*Prompt*:
The lines from the top of the material below through the line containing "[10.3, 10.17, 10.1, 10.0, 9.8, 9.7, 9.5, 9.4, 9.2, 9.2]]" are to be printed exactly, with pictures omitted.

>> Begin Data segment

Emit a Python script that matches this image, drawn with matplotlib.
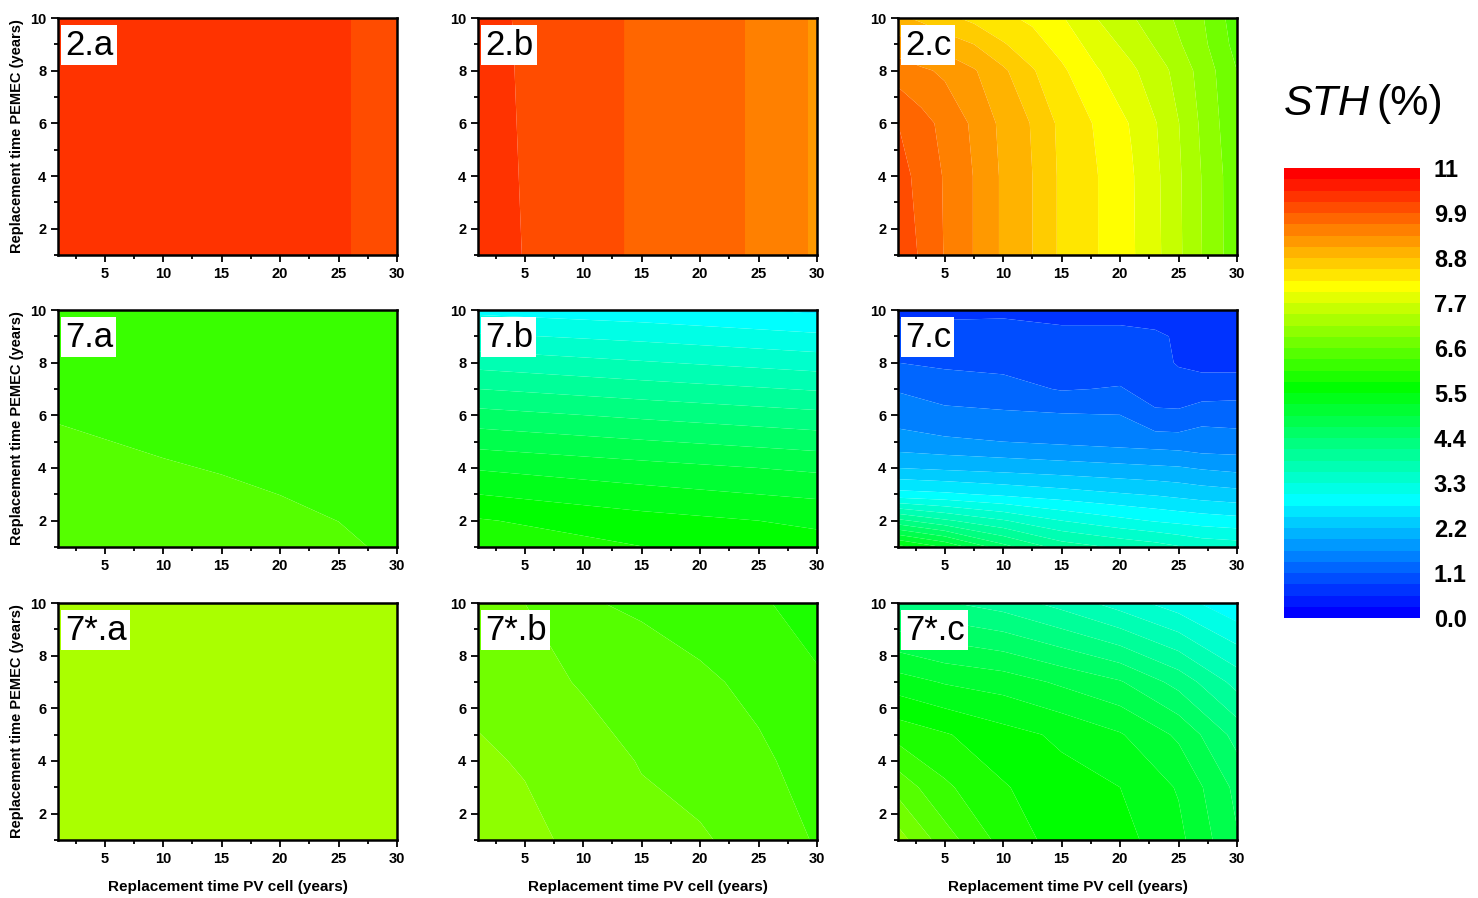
import numpy as np
import matplotlib
matplotlib.use("Agg")
import matplotlib.pyplot as plt
from matplotlib.colors import ListedColormap, BoundaryNorm
from matplotlib.cm import ScalarMappable
from matplotlib.ticker import MultipleLocator

plt.rcParams["font.family"] = ["Liberation Sans", "DejaVu Sans"]

# ---------------------------------------------------------------------------
# Data: STH (%) vs replacement time of PV cell (x) and PEMEC (y)
# ---------------------------------------------------------------------------
x_2a = [1, 26, 26.2, 30]
y_2a = [1, 10]
z_2a = [[10.3, 10.3, 10.05, 10.05],
        [10.3, 10.3, 10.05, 10.05]]

x_2b = [1, 4, 5, 13.4, 13.6, 23.8, 24.0, 29.2, 29.4, 30]
y_2b = [1, 10]
z_2b = [[10.3, 10.25, 10.15, 10.0, 9.8, 9.7, 9.5, 9.4, 9.2, 9.2],
        [10.3, 10.17, 10.1, 10.0, 9.8, 9.7, 9.5, 9.4, 9.2, 9.2]]

x_2c = [1, 3, 5, 7.5, 10, 12.5, 15, 18, 21, 24, 27, 30]
y_2c = [1, 4, 6, 8, 9, 10]
z_2c = [[10.1, 9.86, 9.61, 9.34, 9.03, 8.80, 8.47, 8.26, 8.01, 7.64, 7.15, 6.70],
        [10.0, 9.82, 9.60, 9.34, 9.03, 8.80, 8.47, 8.26, 8.00, 7.63, 7.14, 6.70],
        [9.90, 9.72, 9.55, 9.30, 9.00, 8.78, 8.45, 8.22, 7.95, 7.60, 7.10, 6.65],
        [9.50, 9.40, 9.30, 9.10, 8.85, 8.55, 8.30, 8.00, 7.75, 7.45, 7.05, 6.60],
        [9.20, 9.05, 8.95, 8.80, 8.55, 8.35, 8.15, 7.85, 7.60, 7.30, 6.95, 6.50],
        [8.85, 8.75, 8.60, 8.45, 8.30, 8.20, 8.00, 7.70, 7.45, 7.20, 6.90, 6.45]]

x_7a = [1, 10, 15, 20, 25, 30]
y_7a = [1, 10]
z_7a = [[6.46, 6.40, 6.38, 6.36, 6.34, 6.31],
        [6.20, 6.20, 6.20, 6.20, 6.20, 6.20]]

x_7b = [1, 15, 30]
y_7b = [1, 2, 4, 6, 8, 10]
z_7b = [[5.85, 5.78, 5.60],
        [5.80, 5.60, 5.45],
        [5.20, 5.05, 4.90],
        [4.50, 4.35, 4.20],
        [3.75, 3.60, 3.45],
        [2.95, 2.85, 2.70]]

x_7c = [1, 5, 10, 15, 20, 23, 25, 27, 30]
y_7c = [1, 2, 3, 4, 5, 6, 7, 8, 9, 10]
z_7c = [[5.60, 5.20, 4.50, 4.00, 3.80, 3.70, 3.60, 3.50, 3.45],
        [4.20, 3.90, 3.60, 3.30, 3.10, 3.00, 2.95, 2.90, 2.85],
        [2.85, 2.80, 2.70, 2.60, 2.50, 2.45, 2.40, 2.35, 2.30],
        [2.20, 2.15, 2.10, 2.05, 2.00, 1.97, 1.95, 1.90, 1.85],
        [1.75, 1.70, 1.65, 1.60, 1.55, 1.52, 1.50, 1.45, 1.45],
        [1.55, 1.45, 1.42, 1.40, 1.38, 1.15, 1.15, 1.32, 1.30],
        [1.35, 1.25, 1.20, 1.08, 1.12, 0.98, 0.95, 0.90, 0.95],
        [1.10, 1.05, 1.02, 1.00, 0.95, 0.92, 0.80, 0.78, 0.75],
        [0.95, 0.95, 0.92, 0.88, 0.88, 0.86, 0.80, 0.72, 0.70],
        [0.75, 0.75, 0.78, 0.75, 0.75, 0.72, 0.72, 0.68, 0.65]]

x_7sa = [1, 30]
y_7sa = [1, 10]
z_7sa = [[7.3, 7.3],
         [7.3, 7.3]]

x_7sb = [1, 5, 10, 15, 20, 25, 30]
y_7sb = [1, 4, 7, 10]
z_7sb = [[7.00, 6.95, 6.80, 6.70, 6.63, 6.50, 6.30],
         [6.92, 6.85, 6.75, 6.58, 6.50, 6.38, 6.20],
         [6.80, 6.72, 6.57, 6.47, 6.38, 6.25, 6.08],
         [6.68, 6.60, 6.35, 6.28, 6.18, 6.08, 5.95]]

x_7sc = [1, 5, 10, 15, 20, 25, 30]
y_7sc = [1, 3, 5, 7, 10]
z_7sc = [[7.00, 6.45, 5.95, 5.65, 5.60, 5.30, 4.70],
         [6.50, 6.10, 5.80, 5.60, 5.50, 5.20, 4.60],
         [5.95, 5.80, 5.60, 5.45, 5.25, 4.90, 4.30],
         [5.35, 5.20, 5.10, 4.90, 4.70, 4.30, 3.75],
         [4.30, 4.15, 4.00, 3.75, 3.45, 3.15, 2.80]]

panel_labels = ["2.a", "2.b", "2.c", "7.a", "7.b", "7.c", "7*.a", "7*.b", "7*.c"]
cbar_ticks = [0.0, 1.1, 2.2, 3.3, 4.4, 5.5, 6.6, 7.7, 8.8, 9.9, 11.0]
cbar_ticklabels = ["0.0", "1.1", "2.2", "3.3", "4.4", "5.5", "6.6", "7.7", "8.8", "9.9", "11"]

panels = [(x_2a, y_2a, z_2a), (x_2b, y_2b, z_2b), (x_2c, y_2c, z_2c),
          (x_7a, y_7a, z_7a), (x_7b, y_7b, z_7b), (x_7c, y_7c, z_7c),
          (x_7sa, y_7sa, z_7sa), (x_7sb, y_7sb, z_7sb), (x_7sc, y_7sc, z_7sc)]

# ---------------------------------------------------------------------------
# Rainbow palette, 40 discrete bands 0..11
# ---------------------------------------------------------------------------
n_bands = 40
levels = np.linspace(0, 11, n_bands + 1)
anchor_idx = [0, 10, 20, 29, 39]
anchor_rgb = np.array([(0, 0, 255), (0, 255, 255), (0, 255, 0),
                       (255, 255, 0), (255, 0, 0)]) / 255.0
band_colors = [tuple(np.interp(i, anchor_idx, anchor_rgb[:, k]) for k in range(3))
               for i in range(n_bands)]
cmap = ListedColormap(band_colors)
norm = BoundaryNorm(levels, n_bands)

# ---------------------------------------------------------------------------
# Figure
# ---------------------------------------------------------------------------
W, H = 1478, 898
fig = plt.figure(figsize=(W / 100, H / 100), dpi=100)

col_left = [58, 478, 898]
row_top = [18, 310, 603]
ax_w, ax_h = 339, 237

for i, (xs, ys, zs) in enumerate(panels):
    r, c = divmod(i, 3)
    ax = fig.add_axes([col_left[c] / W, 1 - (row_top[r] + ax_h) / H, ax_w / W, ax_h / H])
    ax.contourf(xs, ys, zs, levels=levels, cmap=cmap, norm=norm, antialiased=True)
    ax.set_xlim(1, 30)
    ax.set_ylim(1, 10)
    ax.xaxis.set_major_locator(MultipleLocator(5))
    ax.xaxis.set_minor_locator(MultipleLocator(2.5))
    ax.yaxis.set_major_locator(MultipleLocator(2))
    ax.yaxis.set_minor_locator(MultipleLocator(1))
    ax.tick_params(which="both", direction="out", top=False, right=False, width=1.3)
    ax.tick_params(which="major", length=5, labelsize=10.5)
    ax.tick_params(which="minor", length=3)
    for lab in ax.get_xticklabels() + ax.get_yticklabels():
        lab.set_fontweight("bold")
    for sp in ax.spines.values():
        sp.set_linewidth(1.8)
    if c == 0:
        ax.set_ylabel("Replacement time PEMEC (years)", fontsize=10.5,
                      fontweight="bold", labelpad=4)
    if r == 2:
        ax.set_xlabel("Replacement time PV cell (years)", fontsize=11,
                      fontweight="bold", labelpad=10)
    ax.text(0.02, 0.955, panel_labels[i], transform=ax.transAxes, fontsize=25,
            ha="left", va="top",
            bbox=dict(facecolor="white", edgecolor="none", pad=2.5))

# colorbar
cax = fig.add_axes([1284 / W, 1 - 618 / H, 136 / W, 450 / H])
sm = ScalarMappable(norm=norm, cmap=cmap)
cb = fig.colorbar(sm, cax=cax, ticks=cbar_ticks)
cb.ax.minorticks_off()
cb.ax.set_yticklabels(cbar_ticklabels)
cb.ax.tick_params(length=0, labelsize=17, pad=10)
for lab in cb.ax.get_yticklabels():
    lab.set_fontweight("bold")
cb.outline.set_linewidth(0)

fig.text(1370 / W, 1 - 104 / H, "STH", fontsize=31, style="italic",
         ha="right", va="center")
fig.text(1376 / W, 1 - 104 / H, "(%)", fontsize=31, ha="left", va="center")

fig.savefig("out.png", dpi=100)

>> End Data segment

*Task output*:
Emit a Python script that matches this image, drawn with matplotlib.
import numpy as np
import matplotlib
matplotlib.use("Agg")
import matplotlib.pyplot as plt
from matplotlib.colors import ListedColormap, BoundaryNorm
from matplotlib.cm import ScalarMappable
from matplotlib.ticker import MultipleLocator

plt.rcParams["font.family"] = ["Liberation Sans", "DejaVu Sans"]

# ---------------------------------------------------------------------------
# Data: STH (%) vs replacement time of PV cell (x) and PEMEC (y)
# ---------------------------------------------------------------------------
x_2a = [1, 26, 26.2, 30]
y_2a = [1, 10]
z_2a = [[10.3, 10.3, 10.05, 10.05],
        [10.3, 10.3, 10.05, 10.05]]

x_2b = [1, 4, 5, 13.4, 13.6, 23.8, 24.0, 29.2, 29.4, 30]
y_2b = [1, 10]
z_2b = [[10.3, 10.25, 10.15, 10.0, 9.8, 9.7, 9.5, 9.4, 9.2, 9.2],
        [10.3, 10.17, 10.1, 10.0, 9.8, 9.7, 9.5, 9.4, 9.2, 9.2]]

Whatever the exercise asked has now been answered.